Mplus Discussion >> Zero-inflated gamma regression

Topics
Last Day
Last 3 Days
Last Week
Tree View

Edit Profile


Zero-inflated gamma regression

Mplus Discussion > Latent Variable Mixture Modeling >

Message/Author

Magnus Alderling posted on Thursday, November 10, 2016 - 3:29 am

Hi!

I have in a first step done a LCA where a six cluster solution revealed the best fit of data. In the next step I want to analyze the relation between these clusters and sickness absence measured in days. Sickness absence has a preponderance of zero values and the distribution of values above zero is skewed to the right. I decided to use the data twostep in MPlus in order to do a zero-inflated gamma regression but the beta coefficients for my clusters make no sense in the logistic regression part, e.g. one cluster, according to data, have a larger proportion of zero’s compared to the reference cluster but MPlus gives the opposite.
I have found a reference how a zero-inflated gamma regression is carried out in SAS, syntax is written by Dale McLerran and have been referenced by others. Applying that code in SAS gives beta coefficients that fit my data better. Specifically, the difference in beta coefficients from the logistic regression is merely a shift of + or – sign, the magnitude is exactly the same, for every cluster between MPlus and SAS whereas the beta coefficients from the gamma regression, reminded of each other.
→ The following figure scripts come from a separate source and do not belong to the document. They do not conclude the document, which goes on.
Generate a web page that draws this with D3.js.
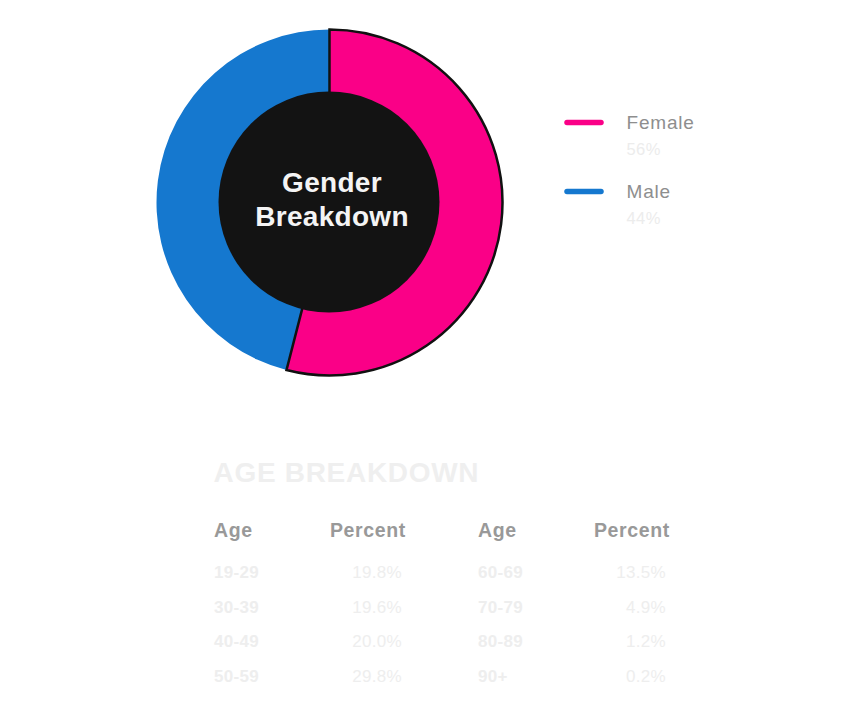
<!DOCTYPE html>
<html>
<head>
<meta charset="utf-8">
<script src="https://cdn.jsdelivr.net/npm/d3@7"></script>
<style>
  html, body { margin: 0; padding: 0; background: #ffffff; }
  svg { display: block; font-family: "Liberation Sans", Arial, Helvetica, sans-serif; }
</style>
</head>
<body>
<svg id="chart" width="852" height="721"></svg>
<script>
// ---- data ----
const genders = ["Female", "Male"];
const genderLabels = ["56%", "44%"];
const genderArcShare = [54, 46];            // share of the ring as drawn in the picture
const genderColors = ["#fa0087", "#1578cf"];

const ageGroupsLeft = ["19-29", "30-39", "40-49", "50-59"];
const agePercentsLeft = ["19.8%", "19.6%", "20.0%", "29.8%"];
const ageGroupsRight = ["60-69", "70-79", "80-89", "90+"];
const agePercentsRight = ["13.5%", "4.9%", "1.2%", "0.2%"];
const tableHeaders = ["Age", "Percent", "Age", "Percent"];

// ---- drawing ----
const svg = d3.select("#chart");
const cx = 329.5, cy = 202.5, rOuter = 173, rInner = 100, rHole = 110.5;

const pie = d3.pie().sort(null).value(d => d.v);
const arcs = pie(genders.map((g, i) => ({ g, v: genderArcShare[i], c: genderColors[i] })));
const arc = d3.arc().innerRadius(rInner).outerRadius(rOuter);

const ring = svg.append("g").attr("transform", `translate(${cx},${cy})`);
// draw male first, female (outlined) on top
ring.selectAll("path")
  .data(arcs.slice().reverse())
  .join("path")
  .attr("d", arc)
  .attr("fill", d => d.data.c)
  .attr("stroke", d => d.data.g === "Female" ? "#111" : "none")
  .attr("stroke-width", 2.5)
  .attr("stroke-linejoin", "miter");

ring.append("circle").attr("cx", -0.5).attr("cy", -0.5).attr("r", rHole).attr("fill", "#131313");

const title = ring.append("text")
  .attr("text-anchor", "middle")
  .attr("fill", "#f4f4f4")
  .attr("font-weight", "bold")
  .attr("font-size", 28)
  .attr("letter-spacing", 0.3);
title.append("tspan").attr("x", 2.5).attr("y", -10.5).text("Gender");
title.append("tspan").attr("x", 2.5).attr("y", 23.5).text("Breakdown");

// legend
const legY = d3.scalePoint().domain(genders).range([122.5, 191.5]);
const leg = svg.append("g").selectAll("g").data(genders).join("g")
  .attr("transform", d => `translate(0,${legY(d)})`);
leg.append("line")
  .attr("x1", 567).attr("x2", 601).attr("y1", 0).attr("y2", 0)
  .attr("stroke", (d, i) => genderColors[i])
  .attr("stroke-width", 5.5)
  .attr("stroke-linecap", "round");
leg.append("text")
  .attr("x", 626.5).attr("y", 6.8)
  .attr("font-size", 19)
  .attr("letter-spacing", 0.8)
  .attr("fill", "#8e8e8e")
  .text(d => d);
leg.append("text")
  .attr("x", 626.5).attr("y", 32.5)
  .attr("font-size", 16.5)
  .attr("letter-spacing", 0.4)
  .attr("fill", "#ececec")
  .text((d, i) => genderLabels[i]);

// age table
svg.append("text")
  .attr("x", 213.5).attr("y", 481.5)
  .attr("font-size", 28)
  .attr("font-weight", "bold")
  .attr("letter-spacing", 0.7)
  .attr("fill", "#efefef")
  .text("AGE BREAKDOWN");

const colX = d3.scaleOrdinal().domain([0, 1, 2, 3]).range([214, 330, 478, 594]);
const valRight = d3.scaleOrdinal().domain([0, 1]).range([402, 666]);

svg.append("g").selectAll("text").data(tableHeaders).join("text")
  .attr("x", (d, i) => colX(i))
  .attr("y", 537)
  .attr("font-size", 19.5)
  .attr("font-weight", "bold")
  .attr("letter-spacing", 0.6)
  .attr("fill", "#999999")
  .text(d => d);

const rowY = d3.scalePoint().domain(d3.range(4)).range([578.3, 681.7]);
const blocks = [
  { ages: ageGroupsLeft, pcts: agePercentsLeft, col: 0 },
  { ages: ageGroupsRight, pcts: agePercentsRight, col: 1 }
];
blocks.forEach(b => {
  const g = svg.append("g");
  g.selectAll("text.age").data(b.ages).join("text")
    .attr("class", "age")
    .attr("x", colX(b.col * 2))
    .attr("y", (d, i) => rowY(i))
    .attr("font-size", 17)
    .attr("font-weight", "bold")
    .attr("letter-spacing", 0.3)
    .attr("fill", "#eeeeee")
    .text(d => d);
  g.selectAll("text.pct").data(b.pcts).join("text")
    .attr("class", "pct")
    .attr("x", valRight(b.col))
    .attr("y", (d, i) => rowY(i))
    .attr("text-anchor", "end")
    .attr("font-size", 17)
    .attr("letter-spacing", 0.3)
    .attr("fill", "#eeeeee")
    .text(d => d);
});
</script>
</body>
</html>
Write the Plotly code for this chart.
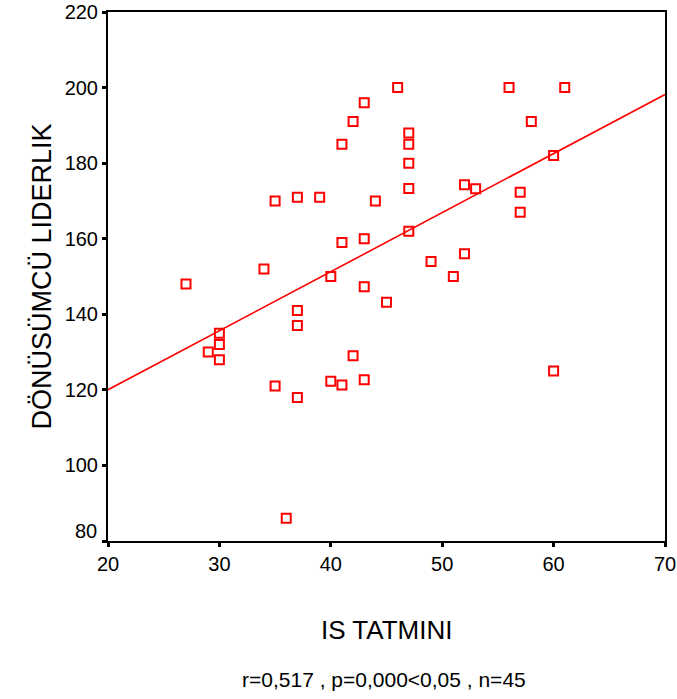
import numpy as np
import plotly.graph_objects as go

# IS TATMINI (x) and DÖNÜSÜMCÜ LIDERLIK (y)
is_tatmini = [27, 29, 30, 30, 30, 34, 35, 35, 37, 37, 37, 37, 36, 39, 40,
              40, 41, 41, 41, 42, 42, 43, 43, 43, 43, 44, 45, 46, 47, 47,
              47, 47, 47, 49, 51, 52, 52, 53, 56, 57, 57, 58, 60, 60, 61]
donusumcu = [148, 130, 135, 132, 128, 152, 170, 121, 171, 141, 137, 118, 86, 171, 150,
             122.3, 185, 159, 121.3, 191, 129, 196, 160, 147.3, 122.7, 170, 143.2, 200, 188, 185,
             180, 173.3, 162, 154, 150, 174.3, 156, 173.2, 200, 172.3, 167, 191, 182, 125, 200]

x_ticks = [20, 30, 40, 50, 60, 70]
y_ticks = [80, 100, 120, 140, 160, 180, 200, 220]
x_title = "IS TATMINI"
y_title = "DÖNÜSÜMCÜ LIDERLIK"
footer = "r=0,517 , p=0,000<0,05 , n=45"

FONT = "Liberation Sans, Arial, sans-serif"

slope, intercept = np.polyfit(is_tatmini, donusumcu, 1)
fit_x = np.array([x_ticks[0], x_ticks[-1]])
fit_y = intercept + slope * fit_x

fig = go.Figure()
fig.add_trace(go.Scatter(x=fit_x, y=fit_y, mode="lines",
                         line=dict(color="#ff0000", width=1.6),
                         hoverinfo="skip", showlegend=False))
fig.add_trace(go.Scatter(x=is_tatmini, y=donusumcu, mode="markers",
                         marker=dict(symbol="square-open", size=9, color="#ff0000",
                                     line=dict(width=2, color="#ff0000")),
                         showlegend=False))

axis_common = dict(showgrid=False, zeroline=False, showline=True, linecolor="black",
                   linewidth=2, mirror=True, ticks="outside", ticklen=4, tickwidth=3,
                   tickcolor="black", automargin=False,
                   tickfont=dict(family=FONT, size=20, color="black"))

# lowest y label is raised (as in the original) -> drawn as an annotation
y_ticktext = ["" if v == y_ticks[0] else str(v) for v in y_ticks]

fig.update_layout(
    width=677, height=699,
    margin=dict(l=108, r=12, t=12, b=157.5, pad=0),
    paper_bgcolor="white", plot_bgcolor="white",
    xaxis=dict(range=[20, 70], tickvals=x_ticks, **axis_common),
    yaxis=dict(range=[80, 220], tickvals=y_ticks, ticktext=y_ticktext, **axis_common),
    annotations=[
        dict(text=str(y_ticks[0]), x=0, y=y_ticks[0], xref="paper", yref="y",
             xanchor="right", yanchor="middle", xshift=-9, yshift=10, showarrow=False,
             font=dict(family=FONT, size=20, color="black")),
        dict(text=x_title, x=0.5, y=0, xref="paper", yref="paper", xanchor="center",
             yanchor="middle", yshift=-89, showarrow=False,
             font=dict(family=FONT, size=26, color="black")),
        dict(text=y_title, x=0, y=0.5, xref="paper", yref="paper", xanchor="center",
             yanchor="middle", xshift=-67, textangle=-90, showarrow=False,
             font=dict(family=FONT, size=27, color="black")),
        dict(text=footer, x=0.5, y=0, xref="paper", yref="paper", xanchor="center",
             yanchor="middle", xshift=-2.5, yshift=-138.5, showarrow=False,
             font=dict(family=FONT, size=21, color="black")),
    ],
)

fig.write_html("out.html")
Thus, the magnitude of intercept and the beta coefficients for clusters respectively in MPlus were 113%, 67%, 66%, 71%, 64%, 57% compared to the ones obtained from SAS. Why are there differences in either magnitude or sign for beta coefficients between softwares?

Magnus

Magnus Alderling posted on Thursday, November 10, 2016 - 3:36 am

My MPlus syntax:

TITLE:
Distribution drivers

DATA TWOPART:
NAMES= sjldag;
BINARY= bin1;
CONTINUOUS =cont1;

DATA:
File is sjuklonedagar.txt;

VARIABLE:
Names are personnummer1 sjldag kluster;

IdVariable is personnummer1;

Usevariables are sjldag kluster1 kluster2 kluster3 kluster4 kluster5 bin1 cont1;

CATEGORICAL is bin1;

DEFINE:
kluster1 = kluster ==1;
kluster2 = kluster ==2;
kluster3 = kluster ==3;
kluster4 = kluster ==4;
kluster5 = kluster ==5;

ANALYSIS:
Estimator = ML;
STARTS = 400 100;
LRTSTARTS = 0 0 200 40;

MODEL:
cont1 on kluster1 kluster2 kluster3 kluster4 kluster5;
bin1 on kluster1 kluster2 kluster3 kluster4 kluster5;

OUTPUT:
sampstat;
tech4;
tech7;
tech10;
tech11;
tech14;
tech15;

PLOT:
type=plot2;

SAVEDATA:
File is item_prob_plot_sjuklonedagar;

Magnus Alderling posted on Thursday, November 10, 2016 - 3:38 am

The SAS syntax:

proc nlmixed data=sjldagar;
parms b0_f=0 b1_f=0 b2_f=0 b3_f=0 b4_f=0 b5_f=0 b6_f=0
b0_h=0 b1_h=0 b2_h=0 b3_h=0 b4_h=0 b5_h=0 b6_h=0
log_theta=0;
eta_f=b0_f+b1_f*kluster1+b2_f*kluster2+b3_f*kluster3+b4_f*kluster4+b5_f*kluster5+b6_f*kluster6;
p_yEQ0=1/(1+exp(-eta_f));
eta_h=b0_h+b1_h*kluster1+b2_h*kluster2+b3_h*kluster3+b4_h*kluster4+b5_h*kluster5+b6_h*kluster6;
mu=exp(eta_h);
theta=exp(log_theta);
r=mu/theta;
if sjldag=0 then
ll=log(p_yEQ0);
else
ll=log(1-p_yEQ0)-lgamma(theta)+(theta-1)*log(sjldag)-theta*log(r)-sjldag/r;
model sjldag ~ general(ll);
predict (1-p_yEQ0)*mu out=expect_zig;
predict r out=shape;
estimate "scale" theta;
run;

Bengt O. Muthen posted on Thursday, November 10, 2016 - 12:15 pm

Note that 2-part modeling is not the same as zero-inflated modeling; the latter is a mixture model and the former is not. So the results should not be expected to be the same, only similar. This is described in chapter 7 of our new book

http://www.statmodel.com/Mplus_Book.shtml

Note also that the binary part of 2-part modeling in Mplus describes the probability of not being at zero. Zero-inflated modeling typically describes the probability of being in the zero class. The latter is the case for example using the censored-inflated model in Mplus.

Also, we request that postings are limited to one window. Longer questions should be sent to Mplus Support.